Brett Dean studied in his hometown of Brisbane, Australia, before moving, in 1984, to Germany, where he was a member of the Berlin Philharmonic’s viola section for 14 years. It was during that time, in 1988, that he began composing. Mr. Dean’s music is championed by many of today’s leading conductors, including Sir Simon Rattle, Vladimir Jurowski, Simone Young, Daniel Harding, Andris Nelsons, Marin Alsop, and Sakari Oramo. Much of his work draws from literary, political, environmental, or visual stimuli, including the work of his wife, the artist Heather Betts.
Early in his composing career, Mr. Dean concentrated on experimental film and radio projects and improvisational performances. His reputation continued to develop, and it was through works like his clarinet concerto, Ariel’s Music (1995), which won an award from the UNESCO International Rostrum of Composers, and Carlo (1997), for strings, sampler, and tape and inspired by the music of Carlo Gesualdo (1566–1613), that he gained international recognition.

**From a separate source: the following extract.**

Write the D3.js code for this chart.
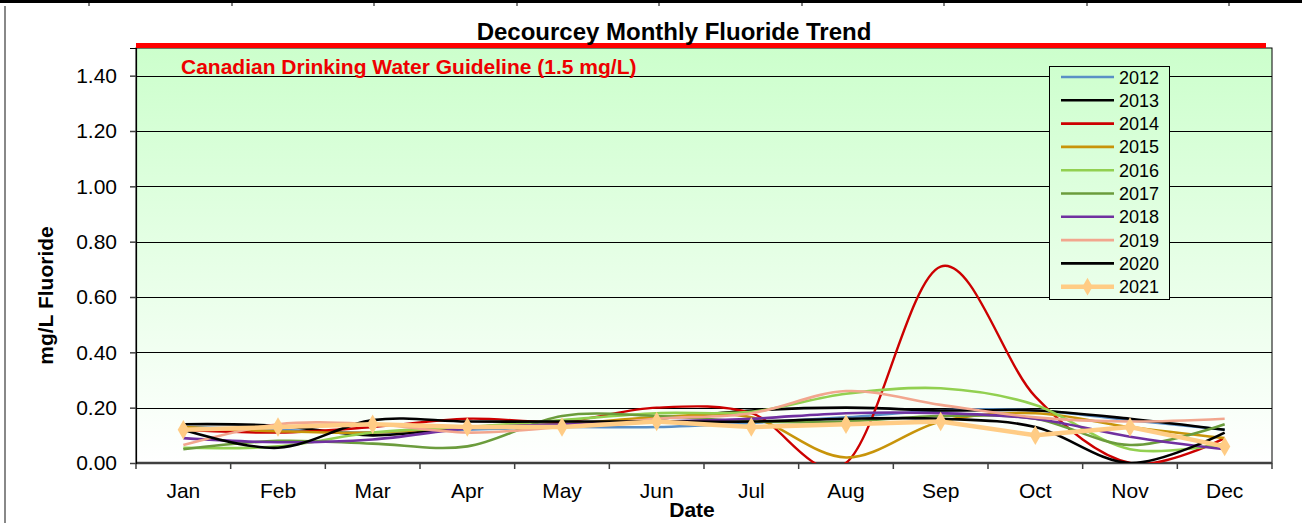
<!DOCTYPE html>
<html>
<head>
<meta charset="utf-8">
<script src="https://cdn.jsdelivr.net/npm/d3@7"></script>
<style>
  body { margin: 0; background: #fff; }
  svg { display: block; font-family: "Liberation Sans", Arial, sans-serif; }
</style>
</head>
<body>
<svg id="chart" width="1302" height="523"></svg>
<script>
const months = ["Jan", "Feb", "Mar", "Apr", "May", "Jun", "Jul", "Aug", "Sep", "Oct", "Nov", "Dec"];
const yTicks = [0, 0.2, 0.4, 0.6, 0.8, 1.0, 1.2, 1.4];
const guideline = 1.5;

const v2012 = [0.13, 0.12, 0.11, 0.12, 0.13, 0.13, 0.145, 0.165, 0.19, 0.19, 0.155, 0.12];
const v2013 = [0.14, 0.135, 0.10, 0.13, 0.14, 0.16, 0.19, 0.20, 0.19, 0.19, 0.16, 0.12];
const v2014 = [0.12, 0.11, 0.13, 0.16, 0.15, 0.20, 0.18, 0.00, 0.71, 0.24, 0.00, 0.09];
const v2015 = [0.13, 0.115, 0.11, 0.13, 0.14, 0.165, 0.165, 0.02, 0.15, 0.18, 0.13, 0.09];
const v2016 = [0.055, 0.06, 0.11, 0.13, 0.155, 0.18, 0.185, 0.25, 0.27, 0.21, 0.05, 0.07];
const v2017 = [0.05, 0.08, 0.07, 0.06, 0.17, 0.17, 0.15, 0.15, 0.17, 0.16, 0.065, 0.14];
const v2018 = [0.09, 0.075, 0.085, 0.125, 0.14, 0.15, 0.16, 0.18, 0.18, 0.16, 0.095, 0.05];
const v2019 = [0.065, 0.14, 0.14, 0.11, 0.13, 0.16, 0.18, 0.26, 0.21, 0.165, 0.15, 0.16];
const v2020 = [0.12, 0.055, 0.155, 0.15, 0.15, 0.15, 0.15, 0.16, 0.16, 0.13, 0.00, 0.11];
const v2021 = [0.12, 0.13, 0.14, 0.13, 0.13, 0.15, 0.13, 0.14, 0.15, 0.10, 0.13, 0.06];

const series = [
  { name: "2012", values: v2012, color: "#5a8fc6", width: 2.6 },
  { name: "2013", values: v2013, color: "#000000", width: 2.6 },
  { name: "2014", values: v2014, color: "#cc0000", width: 2.4 },
  { name: "2015", values: v2015, color: "#c8940a", width: 2.6 },
  { name: "2016", values: v2016, color: "#92d050", width: 2.6 },
  { name: "2017", values: v2017, color: "#6b9c3c", width: 2.6 },
  { name: "2018", values: v2018, color: "#7030a0", width: 2.6 },
  { name: "2019", values: v2019, color: "#f2a68e", width: 2.6 },
  { name: "2020", values: v2020, color: "#000000", width: 2.6 },
  { name: "2021", values: v2021, color: "#ffcc85", width: 4.5, marker: true }
];

const svg = d3.select("#chart");
const margin = { top: 48, right: 30, bottom: 60, left: 136 };
const width = 1302, height = 523;

const x = d3.scaleBand().domain(months).range([margin.left, width - margin.right]);
const y = d3.scaleLinear().domain([0, 1.5]).range([height - margin.bottom, margin.top]);
const cx = m => x(m) + x.bandwidth() / 2;

const defs = svg.append("defs");
const grad = defs.append("linearGradient")
  .attr("id", "bg").attr("gradientUnits", "userSpaceOnUse")
  .attr("x1", 0).attr("x2", 0).attr("y1", y(1.5)).attr("y2", y(0));
grad.append("stop").attr("offset", "0%").attr("stop-color", "#ccffcc");
grad.append("stop").attr("offset", "100%").attr("stop-color", "#ffffff");
defs.append("clipPath").attr("id", "plotclip").append("rect")
  .attr("x", margin.left).attr("y", y(1.5))
  .attr("width", width - margin.right - margin.left).attr("height", y(0) - y(1.5));

// sheet borders behind the chart
svg.append("line").attr("x1", 0).attr("x2", width).attr("y1", 1.5).attr("y2", 1.5)
  .attr("stroke", "#000").attr("stroke-width", 3);
[89, 232, 374, 517, 659, 802, 944, 1087, 1229].forEach(px => {
  svg.append("line").attr("x1", px).attr("x2", px).attr("y1", 0).attr("y2", 6)
    .attr("stroke", "#000").attr("stroke-width", 1);
});
svg.append("line").attr("x1", 5).attr("x2", 5).attr("y1", 6).attr("y2", height)
  .attr("stroke", "#888").attr("stroke-width", 2);

// plot area
svg.append("rect")
  .attr("x", margin.left).attr("y", y(1.5))
  .attr("width", width - margin.right - margin.left).attr("height", y(0) - y(1.5))
  .attr("fill", "url(#bg)").attr("stroke", "#000").attr("stroke-width", 1);

svg.append("g").selectAll("line").data(yTicks.filter(d => d > 0)).join("line")
  .attr("x1", margin.left).attr("x2", width - margin.right)
  .attr("y1", d => Math.round(y(d)) + 0.5).attr("y2", d => Math.round(y(d)) + 0.5)
  .attr("stroke", "#000").attr("stroke-width", 1);

// guideline
svg.append("line")
  .attr("x1", margin.left).attr("x2", width - margin.right - 6)
  .attr("y1", y(guideline) - 2.5).attr("y2", y(guideline) - 2.5)
  .attr("stroke", "#ff0000").attr("stroke-width", 5);

svg.append("text")
  .attr("x", 181).attr("y", y(1.4) - 2)
  .attr("fill", "#ee0000").attr("font-weight", "bold").attr("font-size", 21)
  .text("Canadian Drinking Water Guideline (1.5 mg/L)");

// axes
const xAxis = svg.append("g")
  .attr("transform", `translate(0,${y(0)})`);
xAxis.append("line").attr("x1", margin.left).attr("x2", width - margin.right)
  .attr("stroke", "#404040").attr("stroke-width", 2.5);
xAxis.selectAll(".tk").data(months.concat(["end"])).join("line")
  .attr("x1", (d, i) => margin.left + i * x.bandwidth())
  .attr("x2", (d, i) => margin.left + i * x.bandwidth())
  .attr("y1", 0).attr("y2", 6).attr("stroke", "#404040").attr("stroke-width", 1.5);
xAxis.selectAll("text").data(months).join("text")
  .attr("x", d => cx(d)).attr("y", 35)
  .attr("text-anchor", "middle").attr("font-size", 21).text(d => d);

const yAxis = svg.append("g")
  .attr("transform", `translate(${margin.left},0)`)
  .call(d3.axisLeft(y).tickValues(yTicks).tickFormat(d3.format(".2f")).tickSize(6).tickPadding(13));
yAxis.select(".domain").attr("stroke", "#000").attr("stroke-width", 1.2);
yAxis.selectAll(".tick line").attr("stroke", "#404040").attr("stroke-width", 1.5);
yAxis.selectAll(".tick text").attr("font-size", 21).attr("fill", "#000")
  .attr("font-family", "Liberation Sans, Arial, sans-serif");

// series
const smooth = d3.line().x((d, i) => cx(months[i])).y(d => y(d)).curve(d3.curveCatmullRom.alpha(0));
const straight = d3.line().x((d, i) => cx(months[i])).y(d => y(d));
const plot = svg.append("g").attr("clip-path", "url(#plotclip)");
series.forEach(s => {
  plot.append("path").datum(s.values)
    .attr("fill", "none").attr("stroke", s.color).attr("stroke-width", s.width)
    .attr("stroke-linejoin", "round")
    .attr("d", s.marker ? straight : smooth);
  if (s.marker) {
    plot.selectAll(".mk").data(s.values).join("path")
      .attr("transform", (d, i) => `translate(${cx(months[i])},${y(d)})`)
      .attr("d", d3.symbol(d3.symbolDiamond, 110)())
      .attr("fill", s.color);
  }
});

// legend
const lg = svg.append("g");
lg.append("rect").attr("x", 1049.5).attr("y", 66.5).attr("width", 120).attr("height", 233)
  .attr("fill", "url(#bg)").attr("stroke", "#000").attr("stroke-width", 1);
series.forEach((s, i) => {
  const ly = 77 + i * 23.3;
  lg.append("line").attr("x1", 1061).attr("x2", 1114).attr("y1", ly).attr("y2", ly)
    .attr("stroke", s.color).attr("stroke-width", s.marker ? 4.5 : 2.6);
  if (s.marker) {
    lg.append("path").attr("transform", `translate(1087.5,${ly})`)
      .attr("d", d3.symbol(d3.symbolDiamond, 90)()).attr("fill", s.color);
  }
  lg.append("text").attr("x", 1119).attr("y", ly + 6.5).attr("font-size", 18).text(s.name);
});

// titles
svg.append("text").attr("x", 674).attr("y", 40).attr("text-anchor", "middle")
  .attr("font-weight", "bold").attr("font-size", 24).text("Decourcey Monthly Fluoride Trend");
svg.append("text").attr("x", 692).attr("y", 517).attr("text-anchor", "middle")
  .attr("font-weight", "bold").attr("font-size", 21).text("Date");
svg.append("text").attr("transform", `translate(53,${(y(0) + y(1.5)) / 2 + 40}) rotate(-90)`)
  .attr("text-anchor", "middle").attr("font-weight", "bold").attr("font-size", 21)
  .text("mg/L Fluoride");
</script>
</body>
</html>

In 2009, Mr. Dean won the Grawemeyer Award for Music Composition for his violin concerto The Lost Art of Letter Writing, and in 2016 he was awarded the Australian Council’s Don Banks Music Award for his “sustained and significant contribution to Australia’s musical scene.” In June 2017 his second opera, Hamlet, was premiered at the Glyndebourne Festival to great acclaim, winning a 2018 South Bank Sky Arts Award and International Opera Award.
Mr. Dean enjoys a busy performing career as a violist and a conductor, playing his own Viola Concerto with many of the world’s leading orchestras. He’s also a natural chamber musician, frequently collaborating to perform his own works and pieces from the standard repertoire with soloists and ensembles such as the Doric String Quartet, the Scharoun Ensemble, cellist Alban Gerhardt, the Australian Chamber Orchestra, and the Australian National Academy of Music. Mr. Dean’s imaginative conducting programs usually center on his own works combined with other composers’. He’s served as creative chair for the Tonhalle-Orchester Zürich (in the 2017–18 season), and he’s worked with the BBC Philharmonic; Los Angeles Philharmonic; BBC, Gothenburg, Melbourne, Sydney, and Toronto symphony orchestras; Royal Concertgebouw Orchestra; Tonkünstler-Orchester; and Stuttgart Chamber Orchestra.
In February 2020, in a festival celebrating Mr. Dean’s work, the Swedish Radio Symphony Orchestra, premiered Mr. Dean’s piano concerto Gneixendorfer Musik—eine Winterreise, written for and featuring Jonathan Biss. Additional recent highlights include Mr. Dean conducting the French premiere of the concerto with Mr. Biss and the Orchestre National de Lyon in October 2020; the German premiere of Hamlet at the Cologne Opera in November 2019, in a new production by librettist Matthew Jocelyn; and the US premiere at Hamlet at The Metropolitan Opera, scheduled for 2022. In the 2020–21 season, Mr. Dean began a three-year tenure as composer-in-residence for the London Philharmonic Orchestra. He also serves as composer-in-residence with the Orchestre National de Lyon and artist-in-residence with the Swedish Chamber Orchestra.
Brett Dean’s music has been recorded for the BIS, Chandos, Warner Classics, ECM Records, and ABC Classics record labels. Highlights include a 2016 BIS recording of Mr. Dean leading the Swedish Chamber Orchestra in his Shadow Music, Testament, Short Stories, and Etüdenfest, and a 2008 BIS recording of him performing his Viola Concerto with the Sydney Symphony Orchestra, led by Simone Young. In June 2018, the Glyndebourne Festival released a DVD of Hamlet, which won a 2019 Gramophone Award.
The works of Brett Dean are published by Boosey & Hawkes.